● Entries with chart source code
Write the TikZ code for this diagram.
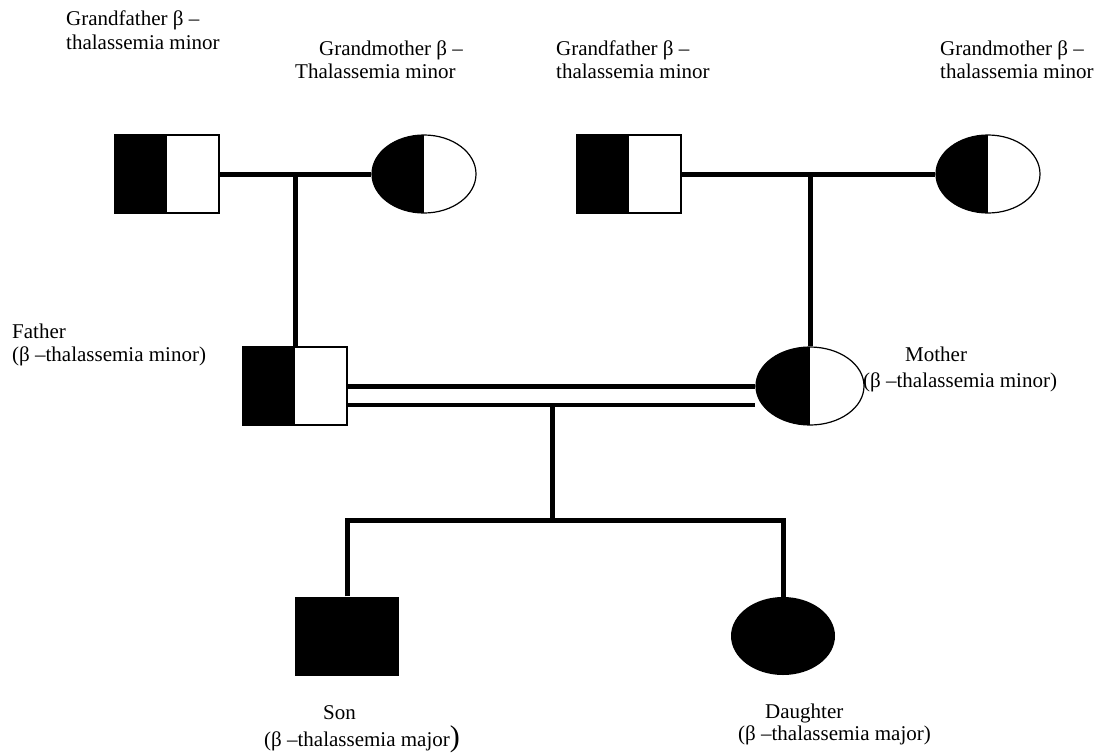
\documentclass[tikz,border=0pt]{standalone}
\usepackage{fontspec}
\setmainfont{Liberation Serif}
\usetikzlibrary{shapes.geometric,positioning}

\tikzset{
  carrierm/.style={rectangle, draw, line width=1.2pt, minimum width=104pt, minimum height=78pt, inner sep=0pt,
    path picture={\fill[black] (path picture bounding box.south west) rectangle (path picture bounding box.north);}},
  carrierf/.style={ellipse, draw, line width=1.2pt, minimum width=104pt, minimum height=78pt, inner sep=0pt,
    path picture={\fill[black] (path picture bounding box.south west) rectangle (path picture bounding box.north);}},
  affm/.style={rectangle, fill=black, minimum width=104pt, minimum height=79pt, inner sep=0pt},
  afff/.style={ellipse, fill=black, minimum width=104pt, minimum height=78pt, inner sep=0pt},
  mline/.style={line width=5pt},
  lbl/.style={font=\fontsize{21}{24}\selectfont, anchor=base west, inner sep=0pt}
}

\begin{document}
\begin{tikzpicture}[x=1pt,y=-1pt]
  \useasboundingbox (0,0) rectangle (1105,753);
  % grandparents
  \node[carrierm] (gf1) at (167,174) {};
  \node[carrierf] (gm1) at (424,174) {};
  \node[carrierm] (gf2) at (629,174) {};
  \node[carrierf] (gm2) at (988,174) {};
  % parents
  \node[carrierm] (father) at (295,386) {};
  \node[carrierf, minimum width=108pt] (mother) at (810,386) {};
  % children
  \node[affm] (son) at (347,636) {};
  \node[afff] (daughter) at (783,636) {};

  % lines of descent
  \coordinate (c1) at (295,174);
  \coordinate (c2) at (810,174);
  \draw[mline] (gf1) -- (gm1);
  \draw[mline] (c1) -- (father);
  \draw[mline] (gf2) -- (gm2);
  \draw[mline] (c2) -- (mother);
  \draw[mline] (father) -- (mother);
  \coordinate (low) at ([yshift=-19pt]father.east);
  \draw[line width=3.5pt] (low) -- (low -| mother.west);
  \coordinate (c3) at (552,405);
  \coordinate (sibbar) at (552,520);
  \draw[mline] (c3) -- (sibbar);
  \draw[mline] (son) |- (sibbar) -| (daughter);

  % labels
  \node[lbl] (gf1a) at (66,25) {Grandfather β –};
  \node[lbl] (gf1b) at (66,49) {thalassemia minor};
  \node[lbl] (gm1a) at (319,55) {Grandmother β –};
  \node[lbl] (gm1b) at (295,78) {Thalassemia minor};
  \node[lbl] (gf2a) at (556,55) {Grandfather β –};
  \node[lbl] (gf2b) at (556,78) {thalassemia minor};
  \node[lbl] (gm2a) at (940,55) {Grandmother β –};
  \node[lbl] (gm2b) at (940,78) {thalassemia minor};
  \node[lbl] (fa) at (12,338) {Father};
  \node[lbl] (fb) at (12,361) {(β –thalassemia minor)};
  \node[lbl] (ma) at (905,361) {Mother};
  \node[lbl] (mb) at (863,387) {(β –thalassemia minor)};
  \node[lbl] (sa) at (323,719) {Son};
  \node[lbl] (sb) at (264,746) {(β –thalassemia major{\fontsize{30}{30}\selectfont )}};
  \node[lbl] (da) at (765,718) {Daughter};
  \node[lbl] (db) at (738,740) {(β –thalassemia major)};
\end{tikzpicture}
\end{document}
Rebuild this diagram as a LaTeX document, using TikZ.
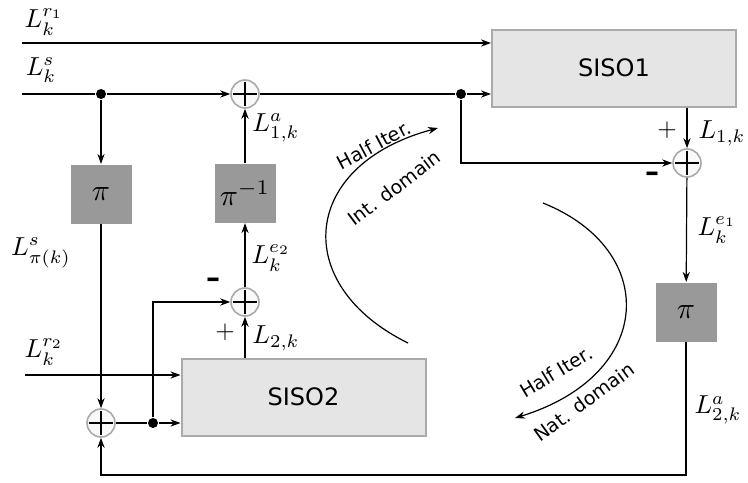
\documentclass[tikz,border=0pt]{standalone}
\usepackage{graphicx}
\usepackage{fontspec}
\setsansfont{DejaVu Sans}
\usetikzlibrary{arrows.meta}

\begin{document}
\begin{tikzpicture}[x=0.5pt, y=-0.5pt, line width=0.6pt,
	>={Stealth[length=5pt, width=3.6pt, inset=1.6pt]},
	siso/.style={draw=gray!67, fill=gray!20, line width=1pt, minimum width=122pt, minimum height=38.5pt, inner sep=0pt, font=\sffamily\fontsize{12}{14}\selectfont},
	perm/.style={fill=gray!80, minimum width=30.5pt, minimum height=29.5pt, inner sep=0pt},
	adder/.style={circle, draw=gray!67, fill=gray!5, line width=0.8pt, minimum size=14pt, inner sep=0pt,
		path picture={\draw[black, line width=0.9pt]
			([yshift=-1.2pt]path picture bounding box.north) -- ([yshift=1.2pt]path picture bounding box.south)
			([xshift=1.2pt]path picture bounding box.west) -- ([xshift=-1.2pt]path picture bounding box.east);}},
	dot/.style={circle, fill, minimum size=5pt, inner sep=0pt},
	lbl/.style={inner sep=0pt, scale=1.3},
	plus/.style={inner sep=0pt, scale=1.25},
	minus/.style={inner sep=0pt, font=\sffamily\bfseries\fontsize{14}{16}\selectfont},
	iter/.style={inner sep=0pt, font=\sffamily\fontsize{9.5}{11}\selectfont}]
	\useasboundingbox (0,0) rectangle (748,482);
	% decoders and interleavers
	\node[siso] (siso1) at (614,68) {SISO1};
	\node[siso] (siso2) at (303.5,397) {SISO2};
	\node[perm] (pia) at (101,194) {\scalebox{1.5}{$\pi$}};
	\node[perm] (pinv) at (245,193) {\scalebox{1.5}{$\pi^{-1}$}};
	\node[perm] (pib) at (686,312) {\scalebox{1.5}{$\pi$}};
	% adders and branch points
	\node[adder] (add1) at (245,94) {};
	\node[adder] (add2) at (245,302) {};
	\node[adder] (add3) at (687,163) {};
	\node[adder] (add4) at (101,423) {};
	\node[dot] (d1) at (101,94) {};
	\node[dot] (d2) at (461,94) {};
	\node[dot] (d3) at (153,423) {};
	\coordinate (r1in) at (22,43);
	\coordinate (sin) at (22,94);
	\coordinate (r2in) at (25,375);
	\coordinate (lo) at (400,475);
	% connections
	\draw [->] (r1in) -- (r1in -| siso1.west);
	\draw (sin) -- (d1);
	\draw [->] (d1) -- (add1);
	\draw (add1) -- (d2);
	\draw [->] (d2) -- (d2 -| siso1.west);
	\draw [->] (d1) -- (pia);
	\draw [->] (pia) -- (add4);
	\draw [->] (r2in) -- (r2in -| siso2.west);
	\draw (add4) -- (d3);
	\draw [->] (d3) -- (d3 -| siso2.west);
	\draw [->] (d3) |- (add2);
	\draw [->] (siso2.north -| add2) -- (add2);
	\draw [->] (add2) -- (pinv);
	\draw [->] (pinv) -- (add1);
	\draw [->] (siso1.south -| add3) -- (add3);
	\draw [->] (d2) |- (add3);
	\draw [->] (add3) -- (pib);
	\draw [->] (pib) -- (pib |- lo) -| (add4);
	% labels
	\node[lbl] at (44,22) {$L_k^{r_1}$};
	\node[lbl] at (41,70) {$L_k^{s}$};
	\node[lbl] at (276,128) {$L^a_{1,k}$};
	\node[lbl] at (41,253) {$L^s_{\pi(k)}$};
	\node[lbl] at (271,258) {$L^{e_2}_k$};
	\node[lbl] at (276,338) {$L_{2,k}$};
	\node[lbl] at (44,352) {$L_k^{r_2}$};
	\node[lbl] at (722,133) {$L_{1,k}$};
	\node[lbl] at (717,230) {$L^{e_1}_k$};
	\node[lbl] at (718,410) {$L^a_{2,k}$};
	\node[plus] at (225,332) {$+$};
	\node[minus] at (213,283) {--};
	\node[plus] at (667,130) {$+$};
	\node[minus] at (652,177) {--};
	% half iterations
	\coordinate (ha) at (408,343);
	\coordinate (hb) at (438,128);
	\coordinate (hc) at (543,203);
	\coordinate (hd) at (515,418);
	\draw [->] (ha) .. controls (290,285) and (300,165) .. (hb);
	\draw [->] (hc) .. controls (660,250) and (655,375) .. (hd);
	\node[iter, rotate=28] at (374,145) {Half Iter.};
	\node[iter, rotate=37] at (394,188) {Int. domain};
	\node[iter, rotate=31] at (556,372) {Half Iter.};
	\node[iter, rotate=36] at (584,402) {Nat. domain};
\end{tikzpicture}
\end{document}
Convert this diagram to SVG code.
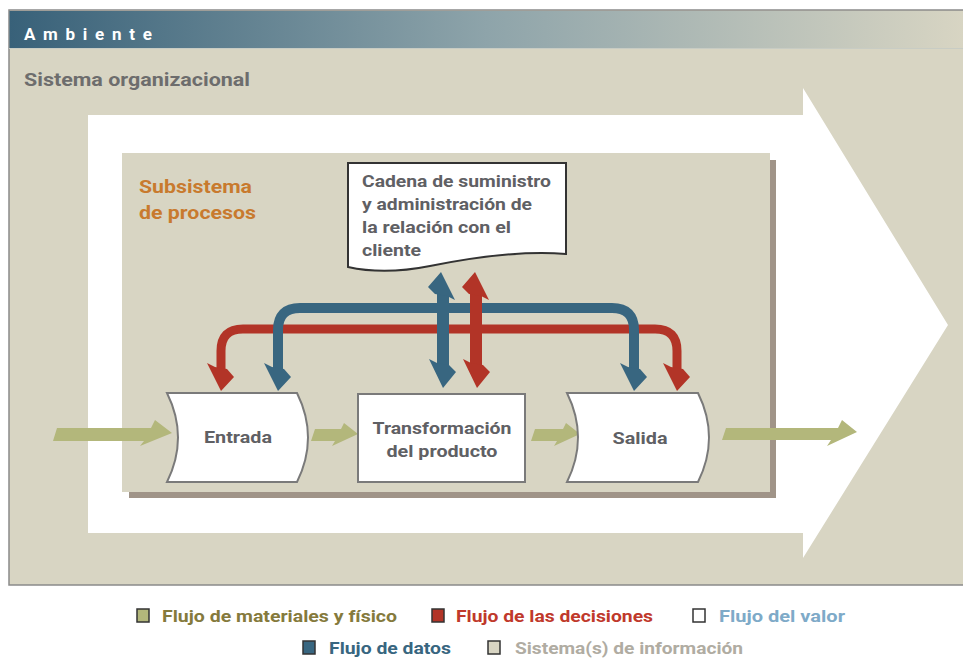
<svg xmlns="http://www.w3.org/2000/svg" width="963" height="658" viewBox="0 0 963 658">
<defs>
<linearGradient id="hdr" x1="0" y1="0" x2="1" y2="0">
<stop offset="0" stop-color="#386179"/>
<stop offset="0.5" stop-color="#8ea4aa"/>
<stop offset="1" stop-color="#d8d5c3"/>
</linearGradient>
<style>
.t{font-family:Roboto,"Liberation Sans",sans-serif;font-weight:bold}
.node{fill:#fff;stroke:#7a7a7a;stroke-width:2}
.nt{font-size:17px;fill:#5f6064;text-anchor:middle}
.green{fill:#b3b77b}
.blueS{fill:none;stroke:#386680;stroke-width:10}
.redS{fill:none;stroke:#b23427;stroke-width:9}
.blueF{fill:#386680}
.redF{fill:#b23427}
.lg{font-size:16px}
.sq{stroke:#333;stroke-width:1.5}
</style>
</defs>
<rect x="0" y="0" width="963" height="658" fill="#fff"/>
<g id="ambiente">
<rect x="9" y="10" width="960" height="575" fill="#d8d5c3" stroke="#8a8a8a" stroke-width="1.5"/>
<rect x="9.5" y="11" width="955" height="37" fill="url(#hdr)"/>
<line x1="9" y1="48.5" x2="963" y2="48.5" stroke="#c8ccc4" stroke-width="1"/>
<text class="t" x="24" y="40" font-size="17" fill="#fff" textLength="128" lengthAdjust="spacing">Ambiente</text>
<text class="t" x="24" y="86" font-size="18" fill="#6d6d6d" textLength="226" lengthAdjust="spacingAndGlyphs">Sistema organizacional</text>
</g>
<g id="sistema-organizacional">
<polygon points="88,115 803,115 803,88 948,325 803,558 803,533 88,533" fill="#fff"/>
</g>
<g id="subsistema">
<rect x="129" y="160" width="647" height="338" fill="#a09488"/>
<rect x="122" y="153" width="648" height="339" fill="#d8d5c3"/>
<text class="t" x="139" y="193" font-size="18" fill="#c87a2e" textLength="113" lengthAdjust="spacingAndGlyphs">Subsistema</text>
<text class="t" x="139" y="219" font-size="18" fill="#c87a2e" textLength="117" lengthAdjust="spacingAndGlyphs">de procesos</text>
</g>
<g id="connectors">
<path class="redS" d="M221,372 V351 Q221,329 243,329 H655 Q677,329 677,351 V372"/>
<path class="blueS" d="M278,372 V330 Q278,308 300,308 H612 Q634,308 634,330 V372"/>
<polygon class="redF" points="221,391 207,363 215,367 227,369 234,377"/>
<polygon class="redF" points="677,391 663,363 671,367 683,369 690,377"/>
<polygon class="blueF" points="278,391 264,363 272,367 284,369 291,377"/>
<polygon class="blueF" points="634,391 620,363 628,367 640,369 647,377"/>
<rect class="blueF" x="437" y="290" width="12" height="78"/>
<polygon class="blueF" points="441,272 455,300 447,296 435,294 428,287"/>
<polygon class="blueF" points="443,388 429,359 437,363 449,365 456,372"/>
<rect class="redF" x="470" y="290" width="12" height="78"/>
<polygon class="redF" points="475,272 489,300 481,296 469,294 462,287"/>
<polygon class="redF" points="477,388 463,359 471,363 483,365 490,372"/>
<polygon class="green" points="57,428 151,428 155,420 172,433 140,446 144,441 53,441"/>
<polygon class="green" points="315,429 341,429 344,423 358,434 332,446 335,441 311,441"/>
<polygon class="green" points="535,429 563,429 566,423 580,434 554,446 557,441 531,441"/>
<polygon class="green" points="726,428 838,428 842,420 857,432 827,446 831,440 722,440"/>
</g>
<g id="cadena">
<path d="M348,163 H566 V254 C520,250 470,258 430,266 C400,272 375,273 348,267 Z" fill="#fff" stroke="#333" stroke-width="2"/>
<text class="t" font-size="17" fill="#5f6064"><tspan x="362" y="187" textLength="189" lengthAdjust="spacingAndGlyphs">Cadena de suministro</tspan><tspan x="362" y="210" textLength="170" lengthAdjust="spacingAndGlyphs">y administración de</tspan><tspan x="362" y="233" textLength="149" lengthAdjust="spacingAndGlyphs">la relación con el</tspan><tspan x="362" y="256" textLength="59" lengthAdjust="spacingAndGlyphs">cliente</tspan></text>
</g>
<g id="entrada">
<path class="node" d="M167,393 H297 Q319,437.5 297,482 H167 Q189,437.5 167,393 Z"/>
<text class="t nt" x="238" y="443" textLength="68" lengthAdjust="spacingAndGlyphs">Entrada</text>
</g>
<g id="transformacion">
<rect class="node" x="358" y="394" width="167" height="88"/>
<text class="t nt" x="442" y="434" textLength="139" lengthAdjust="spacingAndGlyphs">Transformación</text>
<text class="t nt" x="442" y="457" textLength="111" lengthAdjust="spacingAndGlyphs">del producto</text>
</g>
<g id="salida">
<path class="node" d="M567,393 H698 Q720,437.5 698,482 H567 Q589,437.5 567,393 Z"/>
<text class="t nt" x="640" y="444" textLength="55" lengthAdjust="spacingAndGlyphs">Salida</text>
</g>
<g id="legend">
<rect class="sq" x="137" y="609" width="12" height="13" fill="#b3b77b"/>
<text class="t lg" x="162" y="622" fill="#857a3c" textLength="235" lengthAdjust="spacingAndGlyphs">Flujo de materiales y físico</text>
<rect class="sq" x="432" y="609" width="12" height="13" fill="#b23427"/>
<text class="t lg" x="456" y="622" fill="#c0392b" textLength="197" lengthAdjust="spacingAndGlyphs">Flujo de las decisiones</text>
<rect class="sq" x="693" y="609" width="12" height="13" fill="#fff"/>
<text class="t lg" x="719" y="622" fill="#7eaac8" textLength="126" lengthAdjust="spacingAndGlyphs">Flujo del valor</text>
<rect class="sq" x="303" y="641" width="12" height="13" fill="#386680"/>
<text class="t lg" x="329" y="654" fill="#386680" textLength="122" lengthAdjust="spacingAndGlyphs">Flujo de datos</text>
<rect class="sq" x="488" y="641" width="12" height="13" fill="#d8d5c3"/>
<text class="t lg" x="515" y="654" fill="#b0aca2" textLength="228" lengthAdjust="spacingAndGlyphs">Sistema(s) de información</text>
</g>
</svg>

● Brief
Show the lines of the data that hold the word "diagram".

● Final result
Write the TikZ code for this diagram.
Rebuild this diagram as a LaTeX document, using TikZ.
Convert this diagram to SVG code.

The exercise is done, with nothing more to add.